When holding companies Publicis Groupe and Omnicom reported their respective 2015 first quarter earnings on Tuesday, each had to field investor inquiries about agency rebates and kickbacks.
Omnicom outwardly denied participating in the controversial activity, at least in the US.
“Our media agencies in the US don’t seek rebates,” Daryl Simm, CEO of Omnicom Media Group, told investors. “The US is not a rebate-based marketplace from a negotiation standpoint."
Omnicom’s media agency clients in the US receive all the value negotiated on their behalf in the form of discounts, qualitative benefits or quantitative benefits, he claimed, adding that the “cornerstone of trust” for Omnicom’s business is the comprehensive client contracts that govern both services provided and performance requirements.
“There’s been a lot of innuendoing and comments against the industry,” Omnicom Group Chief John Wren added. “We know how we operate and have consistently operated. Clearing the air on this is a positive thing.”
Omnicom is participating in the ANA and 4A’s newly established working group to address the issue of agency kickbacks, formed after Mediacom’s former CEO Jon Mandel excoriated the practice at an ANA event in March.

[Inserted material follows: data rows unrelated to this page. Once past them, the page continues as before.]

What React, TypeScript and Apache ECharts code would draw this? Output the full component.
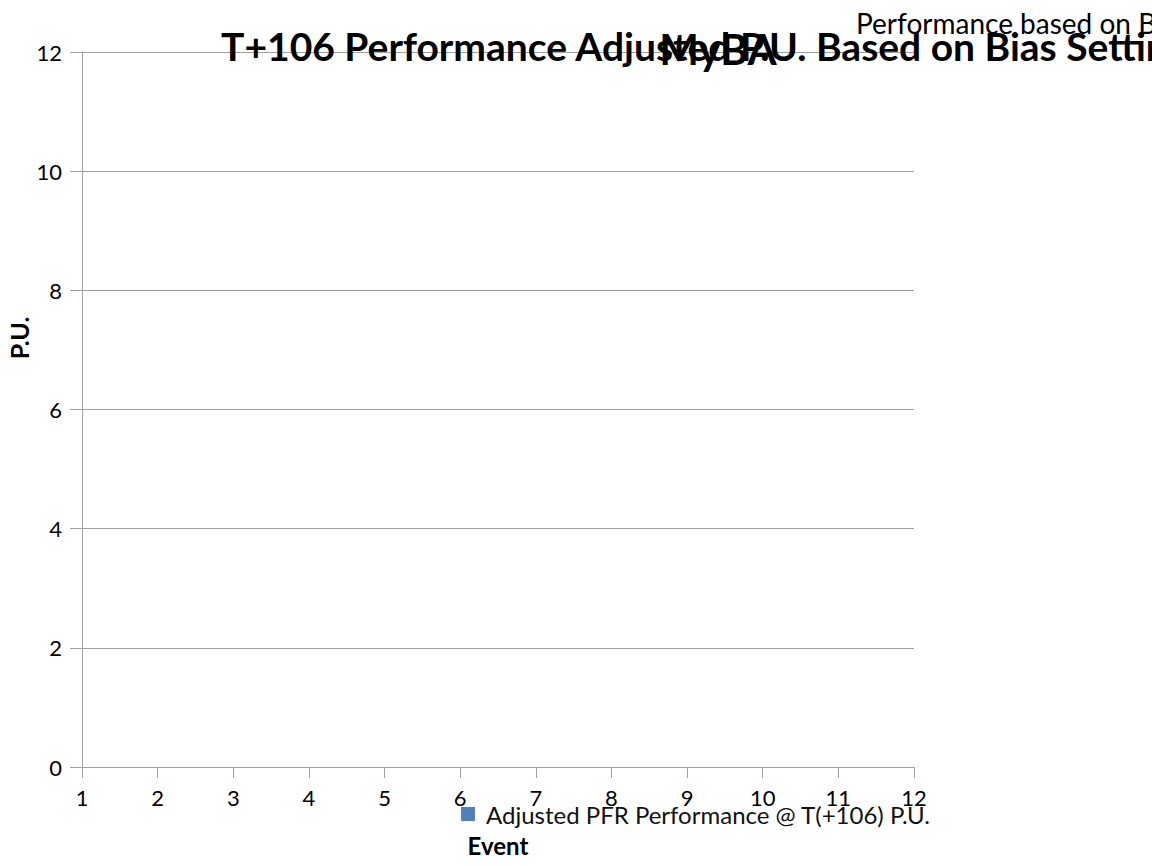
import React, { useEffect, useRef } from "react";
import * as echarts from "echarts";

// ---- data ----
const chartTitle = "T+106 Performance Adjusted P.U. Based on Bias Setting";
const chartSubtitle = "Performance based on Bias Setting";
const overlayLabel = "MyBA";
const seriesName = "Adjusted PFR Performance @ T(+106) P.U.";
const xAxisName = "Event";
const yAxisName = "P.U.";
const xRange = [1, 12];
const xStep = 1;
const yRange = [0, 12];
const yStep = 2;
// the series holds no points in the reference
const seriesValues: [number, number][] = [];

const FONT = "Lato, 'Open Sans', sans-serif";
const GRID_COLOR = "#a0a0a0";

export default function App() {
  const ref = useRef<HTMLDivElement>(null);
  useEffect(() => {
    if (!ref.current) return;
    const chart = echarts.init(ref.current, undefined, { renderer: "svg" });
    chart.setOption({
      animation: false,
      backgroundColor: "#ffffff",
      textStyle: { fontFamily: FONT },
      grid: { left: 82, right: 238, top: 52, bottom: 99, containLabel: false },
      legend: {
        show: true,
        left: 461,
        top: 802,
        padding: 0,
        icon: "rect",
        itemWidth: 14,
        itemHeight: 14,
        itemGap: 10,
        textStyle: {
          fontFamily: FONT,
          fontSize: 24,
          color: "#111",
          padding: [0, 0, 0, 6],
        },
        data: [seriesName],
      },
      xAxis: {
        type: "value",
        min: xRange[0],
        max: xRange[1],
        interval: xStep,
        name: xAxisName,
        nameLocation: "middle",
        nameGap: 66,
        nameTextStyle: { fontFamily: FONT, fontSize: 24, fontWeight: "bold", color: "#000" },
        axisLine: { show: true, onZero: false, lineStyle: { color: GRID_COLOR, width: 1 } },
        axisTick: { show: true, inside: false, length: 11, lineStyle: { color: GRID_COLOR } },
        axisLabel: { fontFamily: FONT, fontSize: 22, color: "#000", margin: 19 },
        splitLine: { show: false },
      },
      yAxis: {
        type: "value",
        min: yRange[0],
        max: yRange[1],
        interval: yStep,
        axisLine: { show: true, lineStyle: { color: GRID_COLOR, width: 1 } },
        axisTick: { show: true, inside: false, length: 12, lineStyle: { color: GRID_COLOR } },
        axisLabel: { fontFamily: FONT, fontSize: 22, color: "#000", margin: 20 },
        splitLine: { show: true, lineStyle: { color: GRID_COLOR, width: 1 } },
      },
      series: [
        {
          name: seriesName,
          type: "bar",
          data: seriesValues,
          itemStyle: { color: "#4f81bd" },
        },
      ],
      graphic: [
        {
          type: "text",
          x: 19,
          y: 338,
          rotation: Math.PI / 2,
          style: {
            text: yAxisName,
            font: `bold 25px ${FONT}`,
            fill: "#000",
            verticalAlign: "middle",
            align: "center",
          },
        },
        {
          type: "text",
          x: 856,
          y: 23,
          z: 10,
          style: {
            text: chartSubtitle,
            font: `28px ${FONT}`,
            fill: "#000",
            verticalAlign: "middle",
            align: "left",
          },
        },
        {
          type: "text",
          x: 221,
          y: 46,
          z: 11,
          style: {
            text: chartTitle,
            font: `bold 39px ${FONT}`,
            fill: "#000",
            verticalAlign: "middle",
            align: "left",
          },
        },
        {
          type: "text",
          x: 718,
          y: 49,
          z: 12,
          style: {
            text: overlayLabel,
            font: `bold 42px ${FONT}`,
            fill: "#000",
            verticalAlign: "middle",
            align: "center",
          },
        },
      ],
    });
    return () => chart.dispose();
  }, []);
  return (
    <div
      ref={ref}
      style={{ position: "absolute", left: 0, top: 0, width: 1152, height: 866, overflow: "hidden" }}
    />
  );
}
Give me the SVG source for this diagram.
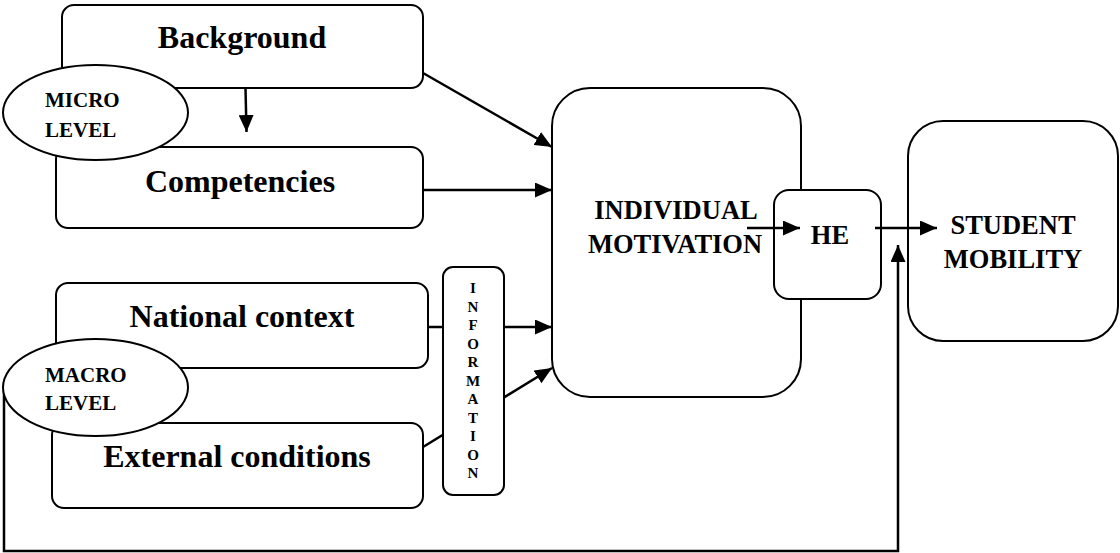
<svg xmlns="http://www.w3.org/2000/svg" width="1120" height="553" viewBox="0 0 1120 553">
<style>
.box{fill:#fff;stroke:#000;stroke-width:2}
.t{font-family:"Liberation Serif","Times New Roman",serif;font-weight:bold;fill:#000}
.big{font-size:32px}
.mid{font-size:26.5px}
.sm{font-size:21px}
.info{font-size:15px}
.ln{fill:none;stroke:#000;stroke-width:2.5}
</style>
<defs>
<marker id="ah" markerUnits="userSpaceOnUse" markerWidth="17" markerHeight="15" refX="17" refY="7.5" orient="auto">
<path d="M0,0 L17,7.5 L0,15 z" fill="#000"/>
</marker>
</defs>
<g id="background"><rect class="box" x="62" y="5" width="361" height="83" rx="12"/><text class="t big" x="242" y="48" text-anchor="middle">Background</text></g>
<g id="competencies"><rect class="box" x="56" y="147" width="367" height="81" rx="12"/><text class="t big" x="240" y="192" text-anchor="middle">Competencies</text></g>
<g id="national"><rect class="box" x="56" y="283" width="372" height="85" rx="12"/><text class="t big" x="242" y="327" text-anchor="middle">National context</text></g>
<g id="external"><rect class="box" x="52" y="423" width="371" height="85" rx="12"/><text class="t big" x="237" y="467" text-anchor="middle">External conditions</text></g>
<g id="motivation"><rect class="box" x="552" y="88" width="249" height="309" rx="38"/><text class="t mid" x="676" y="219" text-anchor="middle">INDIVIDUAL</text><text class="t mid" x="675" y="253" text-anchor="middle">MOTIVATION</text></g>
<g id="he"><rect class="box" x="774" y="190" width="107" height="109" rx="15"/><text class="t mid" x="830" y="244" text-anchor="middle">HE</text></g>
<g id="mobility"><rect class="box" x="908" y="121" width="210" height="220" rx="35"/><text class="t mid" x="1013" y="234" text-anchor="middle">STUDENT</text><text class="t mid" x="1013" y="268" text-anchor="middle">MOBILITY</text></g>
<g id="connectors">
<line class="ln" x1="245.5" y1="88" x2="246.5" y2="132" marker-end="url(#ah)"/>
<line class="ln" x1="423" y1="73" x2="552" y2="147" marker-end="url(#ah)"/>
<line class="ln" x1="423" y1="190" x2="552" y2="190" marker-end="url(#ah)"/>
<line class="ln" x1="428" y1="327" x2="552" y2="327" marker-end="url(#ah)"/>
<line class="ln" x1="423" y1="447" x2="552" y2="368" marker-end="url(#ah)"/>
<line class="ln" x1="747" y1="228" x2="800" y2="228" marker-end="url(#ah)"/>
<line class="ln" x1="875" y1="228" x2="937" y2="228" marker-end="url(#ah)"/>
<polyline class="ln" points="4,390 4,551 898,551 898,245" marker-end="url(#ah)"/>
</g>
<g id="information"><rect class="box" x="443" y="267" width="61" height="228" rx="10"/>
<g class="t info" text-anchor="middle">
<text x="473" y="293">I</text><text x="473" y="311.5">N</text><text x="473" y="330">F</text><text x="473" y="348.5">O</text><text x="473" y="367">R</text><text x="473" y="385.5">M</text><text x="473" y="404">A</text><text x="473" y="422.5">T</text><text x="473" y="441">I</text><text x="473" y="459.5">O</text><text x="473" y="478">N</text>
</g></g>
<g id="micro"><ellipse class="box" cx="95.5" cy="112.5" rx="92.5" ry="47.5"/><text class="t sm" x="45" y="107">MICRO</text><text class="t sm" x="45" y="137">LEVEL</text></g>
<g id="macro"><ellipse class="box" cx="95.5" cy="387.5" rx="92.5" ry="48.5"/><text class="t sm" x="45" y="382">MACRO</text><text class="t sm" x="45" y="410">LEVEL</text></g>
</svg>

“As quickly and as jointly as the ANA and the 4A’s can get to a conclusion, the better off we’re all going to be,” Wren said.
Pivotal Research Group senior analyst Brian Wieser wrote in a research note that though holding companies claim full transparency with clients, “Our conversations with suppliers and clients convey to us that many clients may not fully understand specific arrangements that are in place between suppliers and agencies.”
Wieser added that he expects more noise on the topic.
Indeed, Publicis suffered through some of it when it held its earnings call. Afterward, in an interview with EuroBusiness Media, Lévy adamantly declined to enter the debate.
“We have a clear contract with our clients, and we are absolutely rigorous in respecting transparency and the contracts,” he told the magazine, claiming that all its clients have the opportunity of auditing their numbers and that when Publicis participates in those audits, “nothing has been found.”
“Publicis is extremely rigorous in the way we are handling the contracts of our clients,” he added. “We feel responsible for them, and we are committed to transparency.”
In earnings news, Publicis saw a 31.7% YoY uptick in Q1 revenue, up to $2.3 billion from $1.7 billion. It benefited from positive exchange rates and from including its Sapient acquisition on its balance sheets. Publicis’ digital efforts also grew 4.7% and now account for 50.2% of total revenue.
Publicis is still recovering from a lousy 2014, and the fallout from that year will likely impact the holding company through Q2.
Omnicom’s revenue was negatively impacted by foreign exchange rates, causing a 1% YoY decline, from $3.5 billion to $3.47 billion.
However, Omnicom saw 5% organic growth YoY (Publicis, by contrast, saw 1% organic growth). A small amount of that growth - $40 million YoY – came from Omnicom’s programmatic trading efforts. That business grew 10% sequentially.